Google’s Panda Algorithm Evolves and Penguin Update Planned for 2013
0March 14, 2013 by Ryan Miller
During SMX West this week, Google and their head of the webspam team Matt Cutts announced several changes to their two current major algorithm initiatives Panda and Penguin.
The Panda algorithm update, which was initially launched in early 2011, has the core purpose of eliminating low quality, duplicate and overall spammy content from having a high searchvisibility. Over the past two years, Panda has continued to evolve and has been preempted with each new version by an announcement from Google. With each launch, there was usually some form of communication to the SEO industry of what content the update would be targeting and how much Google anticipated search results to be affected.
On Wednesday, Google announced that while Panda will still continue to evolve and update, that it will no longer be pushed out manually and messaged out ahead of time. From this point on, it will be on an ongoing rolling schedule and will most likely have smaller, gradual updates as needed. With this, it sounds like a majority of the major goals and algorithm changes that Panda was originally designed to target have been met, and will now become tweaked and refined in coordination with other algorithm changes. This also means that for webmasters who may suddenly see a drop in search rankings and traffic from here on out, they will no longer have an announced change to use in their analysis.

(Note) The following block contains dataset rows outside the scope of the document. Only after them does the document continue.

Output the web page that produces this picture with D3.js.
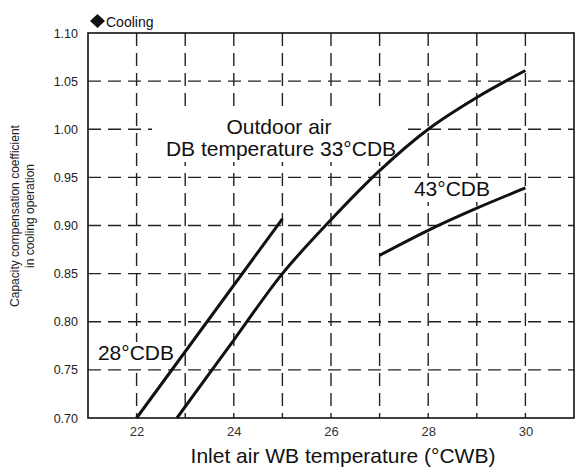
<!DOCTYPE html>
<html><head><meta charset="utf-8">
<script src="https://cdn.jsdelivr.net/npm/d3@7"></script>
<style>body{margin:0;background:#fff}svg{display:block;font-family:"Liberation Sans",Arial,sans-serif}</style>
</head><body><svg id="c" width="575" height="468"></svg>
<script>
const xTicks = [22, 24, 26, 28, 30];
const yTicks = [0.70, 0.75, 0.80, 0.85, 0.90, 0.95, 1.00, 1.05, 1.10];
const xGrid = [22, 23, 24, 25, 26, 27, 28, 29, 30];
const s28x = [22, 25];
const s28y = [0.70, 0.907];
const s33x = [22.83, 24, 25, 26, 27, 28, 29, 30];
const s33y = [0.70, 0.781, 0.850, 0.906, 0.957, 1.0, 1.033, 1.061];
const s43x = [27, 28, 29, 30];
const s43y = [0.869, 0.895, 0.918, 0.939];

const svg = d3.select("#c");
const L = 88, R = 574, T = 33, B = 418;
const x = d3.scaleLinear().domain([21, 31]).range([L, R]);
const y = d3.scaleLinear().domain([0.70, 1.10]).range([B, T]);

// grid
svg.append("g").selectAll("line").data(xGrid).join("line")
  .attr("x1", d => x(d)).attr("x2", d => x(d)).attr("y1", T).attr("y2", B)
  .attr("stroke", "#222").attr("stroke-width", 1.4).attr("stroke-dasharray", "13,7");
svg.append("g").selectAll("line").data(yTicks.slice(1, -1)).join("line")
  .attr("x1", L).attr("x2", R).attr("y1", d => y(d)).attr("y2", d => y(d))
  .attr("stroke", "#222").attr("stroke-width", 1.4).attr("stroke-dasharray", "13,7");

// frame
svg.append("rect").attr("x", L).attr("y", T).attr("width", R - L).attr("height", B - T)
  .attr("fill", "none").attr("stroke", "#111").attr("stroke-width", 1.6);

// axes
const xa = svg.append("g").attr("transform", `translate(0,${B})`)
  .call(d3.axisBottom(x).tickValues(xTicks).tickSize(0).tickPadding(9).tickFormat(d3.format("d")));
xa.select(".domain").remove();
xa.selectAll("text").attr("font-size", 13).attr("fill", "#333").attr("font-family", "Liberation Sans, Arial, sans-serif");
const ya = svg.append("g").attr("transform", `translate(${L},0)`)
  .call(d3.axisLeft(y).tickValues(yTicks).tickSize(0).tickPadding(10).tickFormat(d3.format(".2f")));
ya.select(".domain").remove();
ya.selectAll("text").attr("font-size", 12.5).attr("fill", "#222").attr("font-family", "Liberation Sans, Arial, sans-serif");

// label backgrounds (cover grid only)
const bg = (xx, yy, w, h) => svg.append("rect").attr("x", xx).attr("y", yy).attr("width", w).attr("height", h).attr("fill", "#fff");
bg(152, 110, 250, 52); bg(410, 178, 84, 24); bg(94, 342, 84, 24);

// series
const line = d3.line().x(d => x(d[0])).y(d => y(d[1])).curve(d3.curveCatmullRom.alpha(0.5));
[[s28x, s28y], [s33x, s33y], [s43x, s43y]].forEach(([xs, ys]) => {
  svg.append("path").datum(xs.map((v, i) => [v, ys[i]])).attr("d", line)
    .attr("fill", "none").attr("stroke", "#111").attr("stroke-width", 3);
});

// labels
function txt(t, xx, yy, size, anchor) {
  return svg.append("text").attr("x", xx).attr("y", yy).attr("font-size", size)
    .attr("text-anchor", anchor || "start").attr("fill", "#111").text(t);
}
txt("Outdoor air", 279, 134, 21, "middle");
txt("DB temperature 33°CDB", 281, 156, 21, "middle");
txt("43°CDB", 452, 196, 21, "middle");
txt("28°CDB", 136, 360, 21, "middle");
svg.append("path").attr("d", "M97.5,14 L105,21 L97.5,28 L90,21 Z").attr("fill", "#111");
txt("Cooling", 106, 27, 14, "start");
txt("Inlet air WB temperature (°CWB)", 343, 463, 21, "middle");
const yt = svg.append("text").attr("transform", "translate(19,216) rotate(-90)")
  .attr("text-anchor", "middle").attr("font-size", 12).attr("fill", "#222");
yt.append("tspan").attr("x", 0).attr("dy", 0).text("Capacity compensation coefficient");
yt.append("tspan").attr("x", 0).attr("dy", 15).text("in cooling operation");
</script></body></html>
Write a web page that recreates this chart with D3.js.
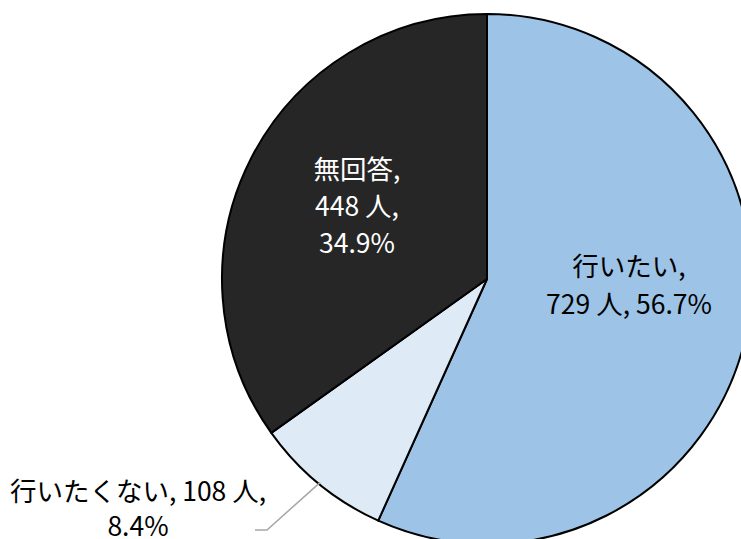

The Penguin update, which first launched a little under a year ago, is designed to target and penalize websites that have been using linkbuilding practices that go against Google’s terms of agreement such as link farms, spam comments and paid advertorial links and content. Penguin updates have been come much less frequently but have had major impacts on websites and have resulted in a new niche industry for agencies to clean up websites’ link portfolios and Google creation a link disavow tool in Webmaster Tools.
On Monday, Matt Cutts announced that a new and very significant Penguin update would be released later this year. While he didn’t provide any specifics, he did say that the update the search quality team is working on will become one of the more talked about updates by the SEO industry this year. In anticipation of this, websites should be taking a very close look at their current link portfolio and cleaning it up as much as possible so as to not be hit when this update is pushed out.
As part of the Penguin announcement, Cutts also mentioned that Google has and continues to combat link networks, with several large networks already targeted for 2013.
Remember, more so than ever, that original and engaging content and targeted quality links is the name of the search game. Keep that in mind, and you’re already one step ahead of the competition.